Sunday Stories: Homestead Days

By Minnie Calhoun Splinter
Taken from the McPherson County History Book: Facts,Families and Fiction

One early fall day, Uncle Dewey and Uncle Scott Wisner took Bill with them on a trip to the Dismal where they were going to cut young cedars. These would be used for fence posts or corrals, after the branches were trimmed off. Bill could fish or have fun as he chose.

In the evening, camp was made, supper eaten, and a smudge fire made using the twigs and branches of the green trees to keep away the swarms of mosquitos. They were all tired form their long day’s drive and work, so rolled up in their blankets with their heads toward the fire. When morning came, Bill was totally blind. The fire had died down. Bill with his head poked out from under the blankets had become a lunch counter for the swarms of hungry insects. His face was swelled until he could neither see nor eat. He was sick.

Uncle Scott took him down to the river to a cold spring and packed his head in wet towels until he was able to get one eye open. As soon as they had the wagons loaded, they started the long drive home with the posts. By the time they reached Omega, the swelling in Bill’s face had gone down enough so he could see out of both eyes, but he was till sick when they brought him home the next day. The thought of camping at the Dismal had lost its glamour for Bill.

The howling of coyotes at night would waken all but the soundest sleeper as they called from one side of the valley to the other. Their forays into Mother’s flock of chickens was the despair of her summer days. If a hen or rooster ventured beyond the yard, it was pounced upon by the lurking beasts. It was a common sight to see a coyote trotting towards the cornfield with a chicken in its mouth and my Mother screaming and waving a broom at it in an attempt to cause the thief to drop its free meal.

Most of the ranches kept hounds, but Mother thought it was too expensive to keep them, so was set against it. So she continued to wave her broom and scream at them while the pesky coyotes literally paved the corn rows with chicken feathers.
Typical Nebraska Coyote Hounds. More information
can be found HERE
One day Dad was called to North Platte on business, and when returning, stopped at Will Godfrey’s for the night. Will had a few hounds and as might be expected, several pups. Perhaps tired of Mother’s screaming at the coyotes and about the chickens, he accepted a gift of two fine hound pups.

Here he came the next day, riding the twenty-five miles and carrying in his arms and on the saddle in front of them, the two wriggling pups. They became pets for all of us but Mother thought they ate too much and not worth it.

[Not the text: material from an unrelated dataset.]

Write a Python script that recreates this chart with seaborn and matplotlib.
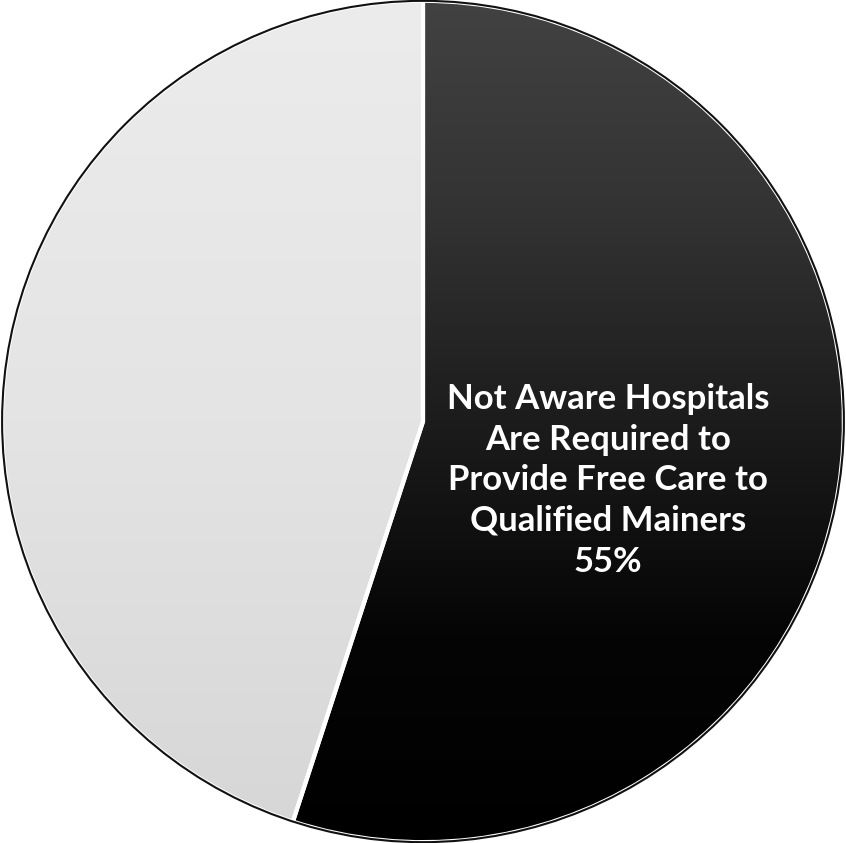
import numpy as np
import seaborn as sns
import matplotlib.pyplot as plt
from matplotlib.patches import Wedge

# Survey shares (percent)
labels = ["Not Aware Hospitals\nAre Required to\nProvide Free Care to\nQualified Mainers\n55%", ""]
values = [55, 45]
colors = ["#2b2b2b", "#e2e2e2"]

sns.set_theme(style="white")
plt.rcParams['font.family'] = ['Lato', 'DejaVu Sans']

fig = plt.figure(figsize=(8.46, 8.43), dpi=100)
ax = fig.add_axes([0, 0, 1, 1])

wedges, texts = ax.pie(
    values,
    colors=colors,
    startangle=90,
    counterclock=False,
    radius=1.0,
    wedgeprops=dict(edgecolor="white", linewidth=3),
)

# Soft vertical shading inside each slice (top -> bottom)
grad = np.linspace(0.0, 1.0, 256).reshape(-1, 1)
shades = [["#424242", "#333333", "#1c1c1c", "#050505", "#000000"],
          ["#ececec", "#e4e4e4", "#d6d6d6"]]
for wedge, cols in zip(wedges, shades):
    cmap = sns.blend_palette(cols, as_cmap=True)
    im = ax.imshow(grad, extent=(-1.01, 1.01, -1.01, 1.01), cmap=cmap,
                   aspect="auto", origin="upper", zorder=wedge.get_zorder() + 0.1)
    im.set_clip_path(wedge)

# Separator and outline on top of shading
for wedge in wedges:
    ax.add_patch(Wedge(wedge.center, wedge.r, wedge.theta1, wedge.theta2,
                       facecolor="none", edgecolor="white", linewidth=3, zorder=5))
ax.add_patch(plt.Circle((0, 0), 1.0, facecolor="none", edgecolor="#111111",
                        linewidth=1.5, zorder=6))

ax.text(0.44, -0.14, labels[0], ha="center", va="center", color="white",
        fontsize=25, fontweight="bold", linespacing=1.33, zorder=7)

ax.set_xlim(-1.005, 1.005)
ax.set_ylim(-1.002, 1.002)
ax.set_aspect("auto")
ax.axis("off")

fig.savefig("out.png", dpi=100, facecolor="white")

One day, while the family was working in the garden in the north valley, a coyote trotted out of the hills and toward where we were. The hounds were asleep in the shade of the wagon but when the scent of the coyote reached them, they were up and away. The chase was on, out of sight behind the hills and we wondered if they could catch the coyote when it was so far in the lead. In about half an hour the hounds came back, exhausted and ready for the shade again. Mother fussed because the hounds hadn’t caught the coyote. I guess she thought they should have dragged it back with them. Jim rode into the hills on horseback and found the chicken snatcher the next day, dead.

Day after day the hounds roamed the area but except for an occasional rabbit, we never could see that they caught anything. After Dad had given them to a passing rancher, Dad and Jim, when riding through the valleys, would find dead coyotes in out of the way places, proving they had been killing the coyotes. They weren’t appreciated until after they were gone.
Nebraska Prairie Chickens. Photo taken by author in McPherson
County, Nebraska in December of 2011.
It was interesting to watch the great flocks of prairie chickens that lived in our area. They congregated in groups in early spring and their boom-boomings could be heard for a mile, as the males puffed out their chests and stomped on the ground, each with one wing striking his leg, as they called the females.

The grass would be worn thin in large circles from their strutting and prancing. Sometimes in summer we would find their nests, or see the baby birds that looked like balls of fluff.

By fall and winter the grown birds would be so tame they would come into the yard and eat with the chickens. The boys had fun as well as food for all. They would prop one end of a wooden box on a stick attached to a stout string and sit in the house, with the string through the open window.

They watched the prairie chickens follow the line of corn that ended under the box. While the bird had its head down looking for the next kernel of corn, it was not rick to jerk the string and drop the box over the bird. It had to be done just right or the bird was off in a flash and the trap would have to be re-set for another try.

Sometimes a tame chicken would have too much curiosity and be caught the same way. If it wasn’t a laying hen, we would have a nice chicken dinner anyway.